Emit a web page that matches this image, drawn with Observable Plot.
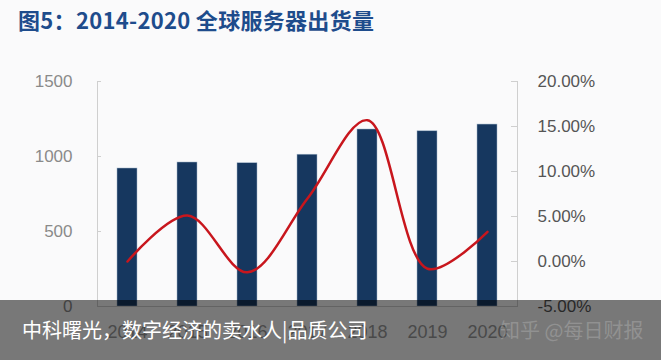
<!DOCTYPE html>
<html>
<head>
<meta charset="utf-8">
<script src="https://cdn.jsdelivr.net/npm/d3@7"></script>
<script src="https://cdn.jsdelivr.net/npm/@observablehq/plot@0.6"></script>
<style>
  html, body { margin: 0; padding: 0; background: #fafafb; }
  #wrap { position: relative; width: 661px; height: 360px; overflow: hidden; background: #fafafb; }
  #title { position: absolute; left: 18px; top: 3px; font-family: "Noto Sans CJK SC", sans-serif; font-weight: 700; font-size: 22px; color: #1e4c8c; white-space: nowrap; letter-spacing: 0.3px; }
  .layer { position: absolute; left: 0; top: 40px; }
  #band { position: absolute; left: 0; top: 300px; width: 661px; height: 60px; background: rgba(0,0,0,0.52); }
  #caption { position: absolute; left: 22px; top: 16px; font-family: "Noto Sans CJK SC", sans-serif; font-size: 20px; color: #ffffff; white-space: nowrap; line-height: 28px; }
  #mark { position: absolute; left: 500px; top: 16px; font-family: "Noto Sans CJK SC", sans-serif; font-size: 20px; color: rgba(255,255,255,0.2); white-space: nowrap; line-height: 28px; }
</style>
</head>
<body>
<div id="wrap">
  <div id="title">图5：2014-2020 全球服务器出货量</div>
  <div id="l1" class="layer"></div>
  <div id="l2" class="layer"></div>
  <div id="band">
    <div id="caption">中科曙光，数字经济的卖水人|品质公司</div>
    <div id="mark">知乎 @每日财报</div>
  </div>
</div>
<script>
const years = ["2014", "2015", "2016", "2017", "2018", "2019", "2020"];
const shipments = [920, 960, 955, 1012, 1180, 1168, 1213];
const growth = [0.0, 5.1, -1.2, 7.0, 15.7, -0.8, 3.3];
const leftTicks = [0, 500, 1000, 1500];
const rightTicks = [-5, 0, 5, 10, 15, 20];

const rows = years.map((y, i) => ({year: y, value: shipments[i], growth: growth[i]}));

const common = {
  width: 661,
  height: 320,
  marginTop: 41,
  marginBottom: 54,
  marginLeft: 97,
  marginRight: 144,
  style: {background: "transparent", fontFamily: "'Liberation Sans', Arial, sans-serif", fontSize: "17px", overflow: "visible"},
  x: {type: "band", domain: years, paddingInner: 0.67, paddingOuter: 0.335, axis: null, label: null}
};

const p1 = Plot.plot({
  ...common,
  y: {domain: [0, 1500], axis: null, label: null},
  marks: [
    Plot.barY(rows, {x: "year", y: "value", fill: "#16375f", stroke: "#9fb3c8", strokeWidth: 0.5}),
    Plot.frame({anchor: "left", stroke: "#cfcfcf"}),
    Plot.frame({anchor: "bottom", stroke: "#cfcfcf"}),
    Plot.axisY({ticks: leftTicks, tickSize: 4, dx: 4, text: null, stroke: "#cfcfcf", label: null}),
    Plot.axisY({ticks: leftTicks, tickSize: 0, tickPadding: 25, fill: "#8a8a8a", fontSize: 17, label: null, tickFormat: d => String(d)}),
    Plot.axisX({tickSize: 0, tickPadding: 19, fill: "#9a9a9a", fontSize: 18, label: null})
  ]
});

const p2 = Plot.plot({
  ...common,
  y: {domain: [-5, 20], axis: null, label: null},
  marks: [
    Plot.frame({anchor: "right", stroke: "#cfcfcf"}),
    Plot.axisY({anchor: "right", ticks: rightTicks, tickSize: 7, dx: -7, text: null, stroke: "#cfcfcf", label: null}),
    Plot.axisY({anchor: "right", ticks: rightTicks, tickSize: 0, tickPadding: 20, fill: "#555555", fontSize: 17, label: null, tickFormat: d => d.toFixed(2) + "%"}),
    Plot.line(rows, {x: "year", y: "growth", stroke: "#c8161d", strokeWidth: 2.5, curve: "catmull-rom"})
  ]
});

document.getElementById("l1").appendChild(p1);
document.getElementById("l2").appendChild(p2);
</script>
</body>
</html>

» **AIM OF THE TASK**
Exactly as they appear, print the lines of the listing above from its first line through the line that contains "const rows = years.map((y, i)", minus the pictures.

» **EXERCISE RESULT**
Emit a web page that matches this image, drawn with Observable Plot.
<!DOCTYPE html>
<html>
<head>
<meta charset="utf-8">
<script src="https://cdn.jsdelivr.net/npm/d3@7"></script>
<script src="https://cdn.jsdelivr.net/npm/@observablehq/plot@0.6"></script>
<style>
  html, body { margin: 0; padding: 0; background: #fafafb; }
  #wrap { position: relative; width: 661px; height: 360px; overflow: hidden; background: #fafafb; }
  #title { position: absolute; left: 18px; top: 3px; font-family: "Noto Sans CJK SC", sans-serif; font-weight: 700; font-size: 22px; color: #1e4c8c; white-space: nowrap; letter-spacing: 0.3px; }
  .layer { position: absolute; left: 0; top: 40px; }
  #band { position: absolute; left: 0; top: 300px; width: 661px; height: 60px; background: rgba(0,0,0,0.52); }
  #caption { position: absolute; left: 22px; top: 16px; font-family: "Noto Sans CJK SC", sans-serif; font-size: 20px; color: #ffffff; white-space: nowrap; line-height: 28px; }
  #mark { position: absolute; left: 500px; top: 16px; font-family: "Noto Sans CJK SC", sans-serif; font-size: 20px; color: rgba(255,255,255,0.2); white-space: nowrap; line-height: 28px; }
</style>
</head>
<body>
<div id="wrap">
  <div id="title">图5：2014-2020 全球服务器出货量</div>
  <div id="l1" class="layer"></div>
  <div id="l2" class="layer"></div>
  <div id="band">
    <div id="caption">中科曙光，数字经济的卖水人|品质公司</div>
    <div id="mark">知乎 @每日财报</div>
  </div>
</div>
<script>
const years = ["2014", "2015", "2016", "2017", "2018", "2019", "2020"];
const shipments = [920, 960, 955, 1012, 1180, 1168, 1213];
const growth = [0.0, 5.1, -1.2, 7.0, 15.7, -0.8, 3.3];
const leftTicks = [0, 500, 1000, 1500];
const rightTicks = [-5, 0, 5, 10, 15, 20];

const rows = years.map((y, i) => ({year: y, value: shipments[i], growth: growth[i]}));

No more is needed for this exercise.